>> Start

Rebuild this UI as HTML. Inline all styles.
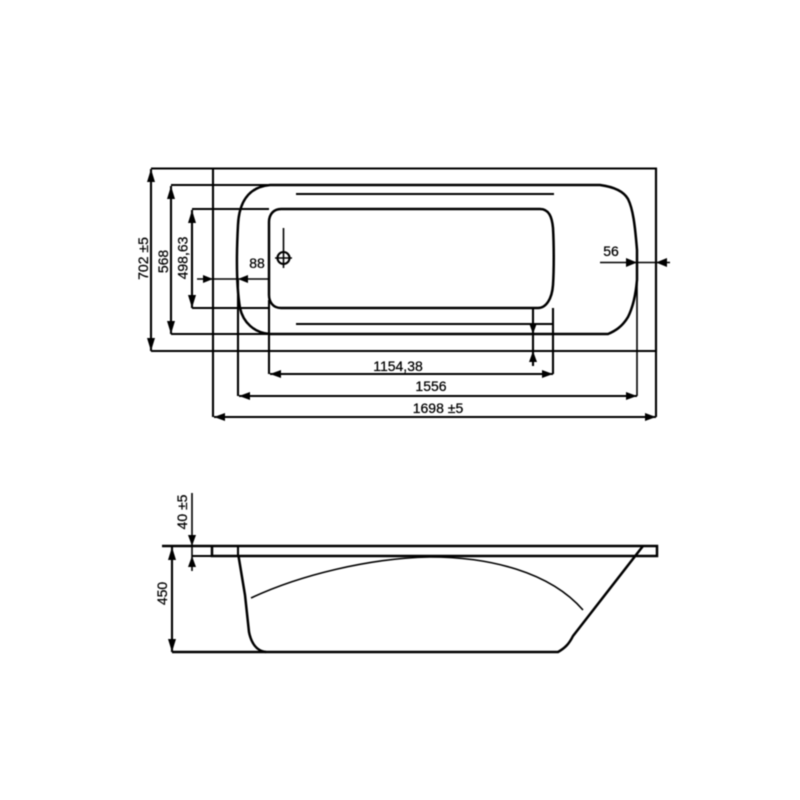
<!DOCTYPE html>
<html>
<head>
<meta charset="utf-8">
<style>
html,body{margin:0;padding:0;background:#fff}
svg{display:block;filter:blur(0.45px)}
text{font-family:"Liberation Sans",sans-serif;font-size:14px;fill:#000;stroke:#000;stroke-width:0.25;text-anchor:middle;dominant-baseline:central}
.t{stroke:#000;stroke-width:2.1;fill:none}
.m{stroke:#000;stroke-width:1.6;fill:none}
.k{stroke:#000;stroke-width:2.5;fill:none}
.a{fill:#000;stroke:none}
</style>
</head>
<body>
<svg width="800" height="800" viewBox="0 0 800 800" xmlns="http://www.w3.org/2000/svg">
<!-- top view extension and outlines -->
<path class="t" d="M151 168.500H656V351H151"/>
<path class="t" d="M171 185H420M171 334H420"/>
<path class="t" d="M192 209H269M192 308H269"/>
<path class="t" d="M213 168.500V417"/>
<path class="t" d="M656 168.500V417"/>
<path class="t" d="M238 280V396"/>
<path class="m" d="M637 262V396"/>
<path class="t" d="M269 300V374"/>
<path class="t" d="M553 308V374"/>
<!-- basin -->
<path class="k" d="M270 185H600C615 187 624 192 628 199C633 209 635 225 637 250V280C636 292 634 305 628 317C622 327 615 331 608 334H270C254 333 243 322 240 308C237 290 236 262 238 225C239 203 248 187 270 185Z"/>
<!-- inner -->
<path class="k" d="M281 209H540C549 209 552 217 553 228C554 245 554 270 553 285C552 299 546 308 538 308H281C273 308 269 302 269 295V222C269 214 274 209 281 209Z"/>
<path class="t" d="M296 194H554M296 324H553"/>
<!-- dimension lines -->
<path class="t" d="M151 169V351"/>
<path class="t" d="M171 186V334"/>
<path class="t" d="M192 210V308"/>
<path class="m" d="M197 279H269"/>
<path class="m" d="M600 262.500H670"/>
<path class="m" d="M283.500 228V268"/>
<circle class="t" cx="283.500" cy="258" r="6"/>
<path class="m" d="M275 258H292"/>
<path class="t" d="M533 308V366"/>
<path class="t" d="M270 374H553"/>
<path class="t" d="M239 396H637"/>
<path class="t" d="M214 417H656"/>
<!-- arrowheads -->
<path class="a" d="M151 169L155 182H147Z M151 351L155 338H147Z"/>
<path class="a" d="M171 186L175 199H167Z M171 334L175 321H167Z"/>
<path class="a" d="M192 210L196 223H188Z M192 308L196 295H188Z"/>
<path class="a" d="M213 279L203 275V283Z M238 279L248 275V283Z"/>
<path class="a" d="M637 262.500L626 258V267Z M656 262.500L667 258V267Z"/>
<path class="a" d="M533 334L529 323H537Z M533 351L529 362H537Z"/>
<path class="a" d="M270 374L281 370V378Z M553 374L542 370V378Z"/>
<path class="a" d="M239 396L250 392V400Z M637 396L626 392V400Z"/>
<path class="a" d="M214 417L225 413V421Z M656 417L645 413V421Z"/>
<!-- top labels -->
<text transform="translate(143 258.500) rotate(-90)">702 ±5</text>
<text transform="translate(163 261.500) rotate(-90)">568</text>
<text transform="translate(182.500 258) rotate(-90)">498,63</text>
<text x="257" y="263">88</text>
<text x="611" y="251">56</text>
<text x="398" y="366">1154,38</text>
<text x="431" y="386">1556</text>
<text x="438" y="408">1698 ±5</text>
<!-- side view -->
<path class="k" d="M162 546H657V556H212V546"/>
<path class="t" d="M238 546V556"/>
<path class="t" d="M192 556H212"/>
<path class="k" d="M238.500 556L245 595L249 632C251 642 256 651 266 652"/>
<path class="k" d="M172 652H558C565 648 569 644 573 636L643 546"/>
<path class="m" d="M251 598C300 575 370 558 430 557C490 557 550 572 583 610"/>
<path class="t" d="M172 547V652"/>
<path class="m" d="M192 493V571"/>
<path class="a" d="M172 547L176 560H168Z M172 652L176 639H168Z"/>
<path class="a" d="M192 546L188 535H196Z M192 556L188 567H196Z"/>
<text transform="translate(182 512) rotate(-90)">40 ±5</text>
<text transform="translate(162 593.500) rotate(-90)">450</text>
</svg>
</body>
</html>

>> End

● **Work instructions**: Repeat the data exactly, excluding the pictures.

● **Exercise response**:
Rebuild this UI as HTML. Inline all styles.
<!DOCTYPE html>
<html>
<head>
<meta charset="utf-8">
<style>
html,body{margin:0;padding:0;background:#fff}
svg{display:block;filter:blur(0.45px)}
text{font-family:"Liberation Sans",sans-serif;font-size:14px;fill:#000;stroke:#000;stroke-width:0.25;text-anchor:middle;dominant-baseline:central}
.t{stroke:#000;stroke-width:2.1;fill:none}
.m{stroke:#000;stroke-width:1.6;fill:none}
.k{stroke:#000;stroke-width:2.5;fill:none}
.a{fill:#000;stroke:none}
</style>
</head>
<body>
<svg width="800" height="800" viewBox="0 0 800 800" xmlns="http://www.w3.org/2000/svg">
<!-- top view extension and outlines -->
<path class="t" d="M151 168.500H656V351H151"/>
<path class="t" d="M171 185H420M171 334H420"/>
<path class="t" d="M192 209H269M192 308H269"/>
<path class="t" d="M213 168.500V417"/>
<path class="t" d="M656 168.500V417"/>
<path class="t" d="M238 280V396"/>
<path class="m" d="M637 262V396"/>
<path class="t" d="M269 300V374"/>
<path class="t" d="M553 308V374"/>
<!-- basin -->
<path class="k" d="M270 185H600C615 187 624 192 628 199C633 209 635 225 637 250V280C636 292 634 305 628 317C622 327 615 331 608 334H270C254 333 243 322 240 308C237 290 236 262 238 225C239 203 248 187 270 185Z"/>
<!-- inner -->
<path class="k" d="M281 209H540C549 209 552 217 553 228C554 245 554 270 553 285C552 299 546 308 538 308H281C273 308 269 302 269 295V222C269 214 274 209 281 209Z"/>
<path class="t" d="M296 194H554M296 324H553"/>
<!-- dimension lines -->
<path class="t" d="M151 169V351"/>
<path class="t" d="M171 186V334"/>
<path class="t" d="M192 210V308"/>
<path class="m" d="M197 279H269"/>
<path class="m" d="M600 262.500H670"/>
<path class="m" d="M283.500 228V268"/>
<circle class="t" cx="283.500" cy="258" r="6"/>
<path class="m" d="M275 258H292"/>
<path class="t" d="M533 308V366"/>
<path class="t" d="M270 374H553"/>
<path class="t" d="M239 396H637"/>
<path class="t" d="M214 417H656"/>
<!-- arrowheads -->
<path class="a" d="M151 169L155 182H147Z M151 351L155 338H147Z"/>
<path class="a" d="M171 186L175 199H167Z M171 334L175 321H167Z"/>
<path class="a" d="M192 210L196 223H188Z M192 308L196 295H188Z"/>
<path class="a" d="M213 279L203 275V283Z M238 279L248 275V283Z"/>
<path class="a" d="M637 262.500L626 258V267Z M656 262.500L667 258V267Z"/>
<path class="a" d="M533 334L529 323H537Z M533 351L529 362H537Z"/>
<path class="a" d="M270 374L281 370V378Z M553 374L542 370V378Z"/>
<path class="a" d="M239 396L250 392V400Z M637 396L626 392V400Z"/>
<path class="a" d="M214 417L225 413V421Z M656 417L645 413V421Z"/>
<!-- top labels -->
<text transform="translate(143 258.500) rotate(-90)">702 ±5</text>
<text transform="translate(163 261.500) rotate(-90)">568</text>
<text transform="translate(182.500 258) rotate(-90)">498,63</text>
<text x="257" y="263">88</text>
<text x="611" y="251">56</text>
<text x="398" y="366">1154,38</text>
<text x="431" y="386">1556</text>
<text x="438" y="408">1698 ±5</text>
<!-- side view -->
<path class="k" d="M162 546H657V556H212V546"/>
<path class="t" d="M238 546V556"/>
<path class="t" d="M192 556H212"/>
<path class="k" d="M238.500 556L245 595L249 632C251 642 256 651 266 652"/>
<path class="k" d="M172 652H558C565 648 569 644 573 636L643 546"/>
<path class="m" d="M251 598C300 575 370 558 430 557C490 557 550 572 583 610"/>
<path class="t" d="M172 547V652"/>
<path class="m" d="M192 493V571"/>
<path class="a" d="M172 547L176 560H168Z M172 652L176 639H168Z"/>
<path class="a" d="M192 546L188 535H196Z M192 556L188 567H196Z"/>
<text transform="translate(182 512) rotate(-90)">40 ±5</text>
<text transform="translate(162 593.500) rotate(-90)">450</text>
</svg>
</body>
</html>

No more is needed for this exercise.